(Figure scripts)
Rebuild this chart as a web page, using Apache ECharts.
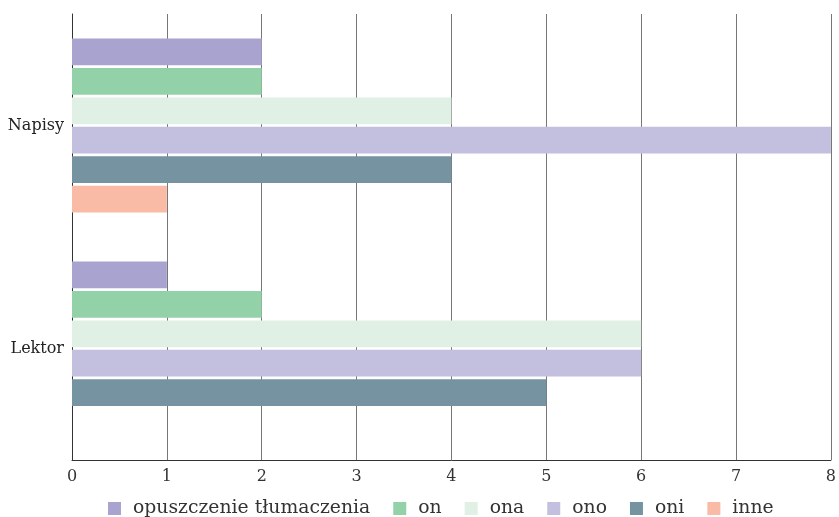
<!DOCTYPE html>
<html><head><meta charset="utf-8">
<script src="https://cdn.jsdelivr.net/npm/echarts@6/dist/echarts.min.js"></script>
<style>html,body{margin:0;padding:0;background:#fff}#c{width:839px;height:517px}</style>
</head><body><div id="c"></div>
<script>
var categories = ['Napisy', 'Lektor'];
var seriesNames = ['opuszczenie tłumaczenia', 'on', 'ona', 'ono', 'oni', 'inne'];
var opuszczenie = [2, 1];
var on = [2, 2];
var ona = [4, 6];
var ono = [8, 6];
var oni = [4, 5];
var inne = [1, 0];
var xTicks = [0, 1, 2, 3, 4, 5, 6, 7, 8];
var colors = ['#a9a3cf', '#93d1a9', '#e0f0e5', '#c3bfdf', '#7693a1', '#f9bba6'];
var values = [opuszczenie, on, ona, ono, oni, inne];
var font = 'DejaVu Serif';
var chart = echarts.init(document.getElementById('c'));
chart.setOption({
  animation: false,
  textStyle: {fontFamily: font},
  color: colors,
  grid: {left: 72, right: 5, top: 14, bottom: 57, containLabel: false},
  legend: {
    top: 494, left: 103, icon: 'rect', itemWidth: 13, itemHeight: 13, itemGap: 23,
    textStyle: {fontFamily: font, fontSize: 18.8, color: '#333', padding: [0, 0, 0, 7]},
    data: seriesNames
  },
  xAxis: {
    type: 'value', min: xTicks[0], max: xTicks[xTicks.length - 1], interval: 1,
    axisLine: {show: true, lineStyle: {color: '#333'}},
    axisTick: {show: false},
    axisLabel: {fontFamily: font, fontSize: 16, color: '#333', margin: 9},
    splitLine: {show: true, lineStyle: {color: '#777', width: 1}}
  },
  yAxis: {
    type: 'category', data: categories, inverse: true,
    axisLine: {show: true, lineStyle: {color: '#333'}},
    axisTick: {show: false},
    axisLabel: {fontFamily: font, fontSize: 16, color: '#222', margin: 8}
  },
  series: seriesNames.map(function (n, i) {
    return {name: n, type: 'bar', data: values[i], barGap: '10%', barCategoryGap: '22%'};
  })
});
</script></body></html>
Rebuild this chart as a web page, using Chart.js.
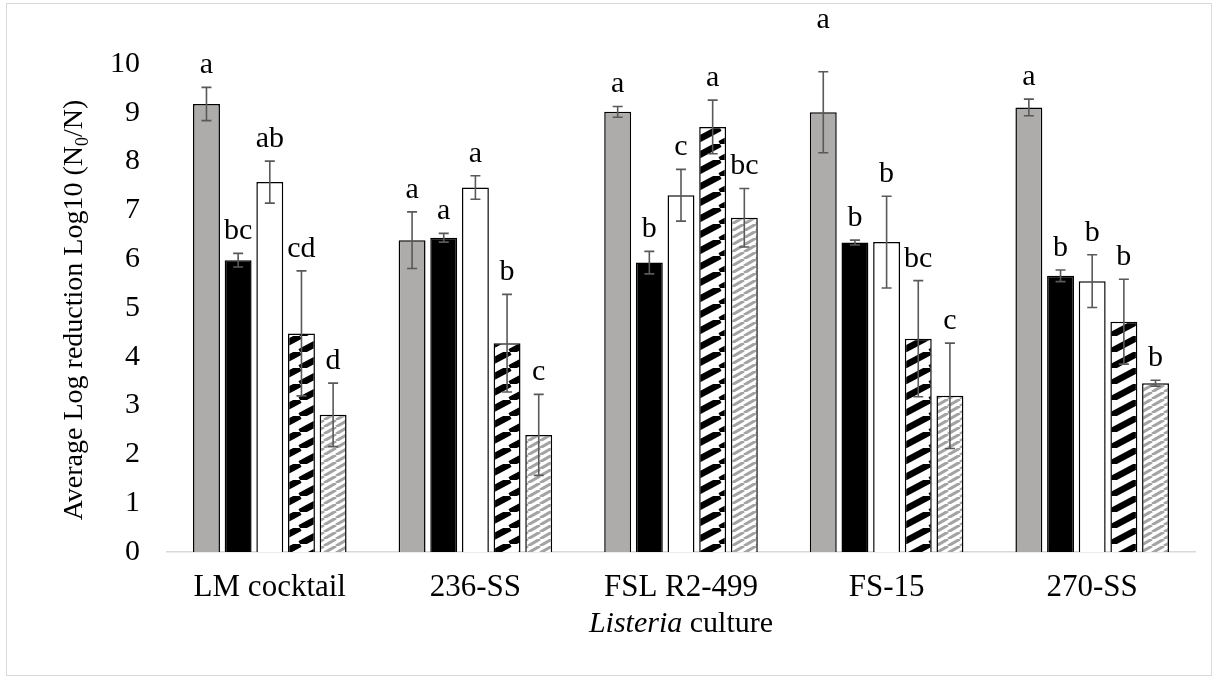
<!DOCTYPE html>
<html>
<head>
<meta charset="utf-8">
<script src="https://cdn.jsdelivr.net/npm/chart.js@4/dist/chart.umd.min.js"></script>
<style>
  html, body { margin: 0; padding: 0; background: #ffffff; }
  #wrap { width: 1217px; height: 679px; position: relative; }
</style>
</head>
<body>
<div id="wrap"><canvas id="chart" width="1217" height="679"></canvas></div>
<script>
// Listeria cultures on the x axis
const categories = ['LM cocktail', '236-SS', 'FSL R2-499', 'FS-15', '270-SS'];

// Mean log reductions per treatment
const treatment1 = [9.18, 6.39, 9.02, 9.01, 9.11];
const treatment2 = [5.98, 6.44, 5.93, 6.34, 5.66];
const treatment3 = [7.58, 7.47, 7.31, 6.35, 5.55];
const treatment4 = [4.48, 4.28, 8.71, 4.37, 4.72];
const treatment5 = [2.81, 2.40, 6.85, 3.20, 3.46];

// Standard deviations (error bars)
const error1 = [0.34, 0.58, 0.11, 0.83, 0.17];
const error2 = [0.14, 0.09, 0.23, 0.05, 0.12];
const error3 = [0.43, 0.24, 0.53, 0.94, 0.54];
const error4 = [1.28, 1.00, 0.55, 1.19, 0.87];
const error5 = [0.65, 0.83, 0.60, 1.08, 0.06];

// Significance letters
const letters1 = ['a', 'a', 'a', 'a', 'a'];
const letters2 = ['bc', 'a', 'b', 'b', 'b'];
const letters3 = ['ab', 'a', 'c', 'b', 'b'];
const letters4 = ['cd', 'b', 'a', 'bc', 'b'];
const letters5 = ['d', 'c', 'bc', 'c', 'b'];

// Y axis tick values
const yTicks = [0, 1, 2, 3, 4, 5, 6, 7, 8, 9, 10];

const SERIF = '"Liberation Serif", "Times New Roman", serif';

// Diagonal hatch fill: stripes rising to the right
function makeHatch(w, h, lineW, stripe, bg) {
  const c = document.createElement('canvas');
  c.width = w; c.height = h;
  const g = c.getContext('2d');
  g.fillStyle = bg;
  g.fillRect(0, 0, w, h);
  g.strokeStyle = stripe;
  g.lineWidth = lineW;
  for (let k = -1; k <= 1; k++) {
    g.beginPath();
    g.moveTo(k * w, h);
    g.lineTo(k * w + w, 0);
    g.stroke();
  }
  return g.createPattern(c, 'repeat');
}

const ctx = document.getElementById('chart').getContext('2d');
const blackHatch = makeHatch(30, 16, 6.5, '#000000', '#ffffff');
const grayHatch = makeHatch(12, 7, 3.0, '#a3a3a3', '#ffffff');

const seriesValues = [treatment1, treatment2, treatment3, treatment4, treatment5];
const seriesErrors = [error1, error2, error3, error4, error5];
const seriesLetters = [letters1, letters2, letters3, letters4, letters5];
const fills = ['#aeabab', '#000000', '#ffffff', blackHatch, grayHatch];

const datasets = seriesValues.map((vals, i) => ({
  label: 'Treatment ' + (i + 1),
  data: vals,
  backgroundColor: fills[i],
  borderColor: '#000000',
  borderWidth: 1.5,
  categoryPercentage: 0.77,
  barPercentage: 0.85,
  errors: seriesErrors[i],
  letters: seriesLetters[i]
}));

// Letter label nudges (dataset index, category index) -> extra pixels upward
const letterNudge = { '0,3': 30 };

const frame = {
  id: 'frame',
  beforeDraw(chart) {
    const c = chart.ctx;
    c.save();
    c.fillStyle = '#ffffff';
    c.fillRect(0, 0, chart.width, chart.height);
    c.strokeStyle = '#d9d9d9';
    c.lineWidth = 1;
    c.strokeRect(6.5, 3.5, 1205, 672);
    c.restore();
  }
};

const errorBarsAndLetters = {
  id: 'errorBarsAndLetters',
  afterDatasetsDraw(chart) {
    const c = chart.ctx;
    const y = chart.scales.y;
    c.save();
    chart.data.datasets.forEach((ds, di) => {
      const meta = chart.getDatasetMeta(di);
      meta.data.forEach((bar, i) => {
        const v = ds.data[i];
        const e = ds.errors[i];
        const x = bar.x;
        const yTop = y.getPixelForValue(v + e);
        const yBot = y.getPixelForValue(v - e);
        c.strokeStyle = '#595959';
        c.lineWidth = 1.6;
        c.beginPath();
        c.moveTo(x, yTop); c.lineTo(x, yBot);
        c.moveTo(x - 5, yTop); c.lineTo(x + 5, yTop);
        c.moveTo(x - 5, yBot); c.lineTo(x + 5, yBot);
        c.stroke();
        const nudge = letterNudge[di + ',' + i] || 0;
        c.fillStyle = '#000000';
        c.font = '30px ' + SERIF;
        c.textAlign = 'center';
        c.textBaseline = 'alphabetic';
        c.fillText(ds.letters[i], x, yTop - 14 - nudge);
      });
    });
    c.restore();
  }
};

const axisTitles = {
  id: 'axisTitles',
  afterDraw(chart) {
    const c = chart.ctx;
    const area = chart.chartArea;
    c.save();
    c.fillStyle = '#000000';
    c.textBaseline = 'alphabetic';

    // x axis title: "Listeria culture" with the genus in italics
    const italicPart = 'Listeria';
    const plainPart = ' culture';
    const fItalic = 'italic 30px ' + SERIF;
    const fPlain = '30px ' + SERIF;
    c.font = fItalic;
    const w1 = c.measureText(italicPart).width;
    c.font = fPlain;
    const w2 = c.measureText(plainPart).width;
    const cx = (area.left + area.right) / 2;
    const sx = cx - (w1 + w2) / 2;
    c.textAlign = 'left';
    c.font = fItalic;
    c.fillText(italicPart, sx, 632);
    c.font = fPlain;
    c.fillText(plainPart, sx + w1, 632);

    // y axis title with subscript zero
    const parts = [
      { t: 'Average Log reduction Log10 (N', f: '28px ' + SERIF, dy: 0 },
      { t: '0', f: '18px ' + SERIF, dy: 6 },
      { t: '/N)', f: '28px ' + SERIF, dy: 0 }
    ];
    let total = 0;
    parts.forEach(p => { c.font = p.f; p.w = c.measureText(p.t).width; total += p.w; });
    const cy = (area.top + area.bottom) / 2 + 2;
    c.translate(82, cy);
    c.rotate(-Math.PI / 2);
    let px = -total / 2;
    parts.forEach(p => {
      c.font = p.f;
      c.fillText(p.t, px, p.dy);
      px += p.w;
    });
    c.restore();
  }
};

new Chart(ctx, {
  type: 'bar',
  data: { labels: categories, datasets },
  options: {
    responsive: false,
    animation: false,
    devicePixelRatio: 1,
    layout: { padding: { left: 50, right: 22, top: 64, bottom: 10 } },
    plugins: {
      legend: { display: false },
      tooltip: { enabled: false }
    },
    scales: {
      x: {
        grid: { display: false, drawTicks: false },
        border: { display: true, color: '#d9d9d9', width: 1.5 },
        ticks: {
          color: '#000000',
          font: { family: SERIF, size: 31 },
          padding: 17,
          maxRotation: 0,
          autoSkip: false
        },
        afterFit(scale) { scale.height = 679 - 552 - 10; }
      },
      y: {
        min: 0,
        max: 10,
        grid: { display: false, drawTicks: false },
        border: { display: false },
        afterBuildTicks(scale) { scale.ticks = yTicks.map(v => ({ value: v })); },
        ticks: {
          color: '#000000',
          font: { family: SERIF, size: 30 },
          padding: 27
        },
        afterFit(scale) { scale.width = 167 - 50; }
      }
    }
  },
  plugins: [frame, errorBarsAndLetters, axisTitles]
});
</script>
</body>
</html>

__What you should do__
From the listing above, repeat only the lines between the line containing "Rebuild this chart as a web page, using Chart.js." and the line containing "const categories = ['LM", those two included. Pictures are not part of the copy.

__Result of this task__
Rebuild this chart as a web page, using Chart.js.
<!DOCTYPE html>
<html>
<head>
<meta charset="utf-8">
<script src="https://cdn.jsdelivr.net/npm/chart.js@4/dist/chart.umd.min.js"></script>
<style>
  html, body { margin: 0; padding: 0; background: #ffffff; }
  #wrap { width: 1217px; height: 679px; position: relative; }
</style>
</head>
<body>
<div id="wrap"><canvas id="chart" width="1217" height="679"></canvas></div>
<script>
// Listeria cultures on the x axis
const categories = ['LM cocktail', '236-SS', 'FSL R2-499', 'FS-15', '270-SS'];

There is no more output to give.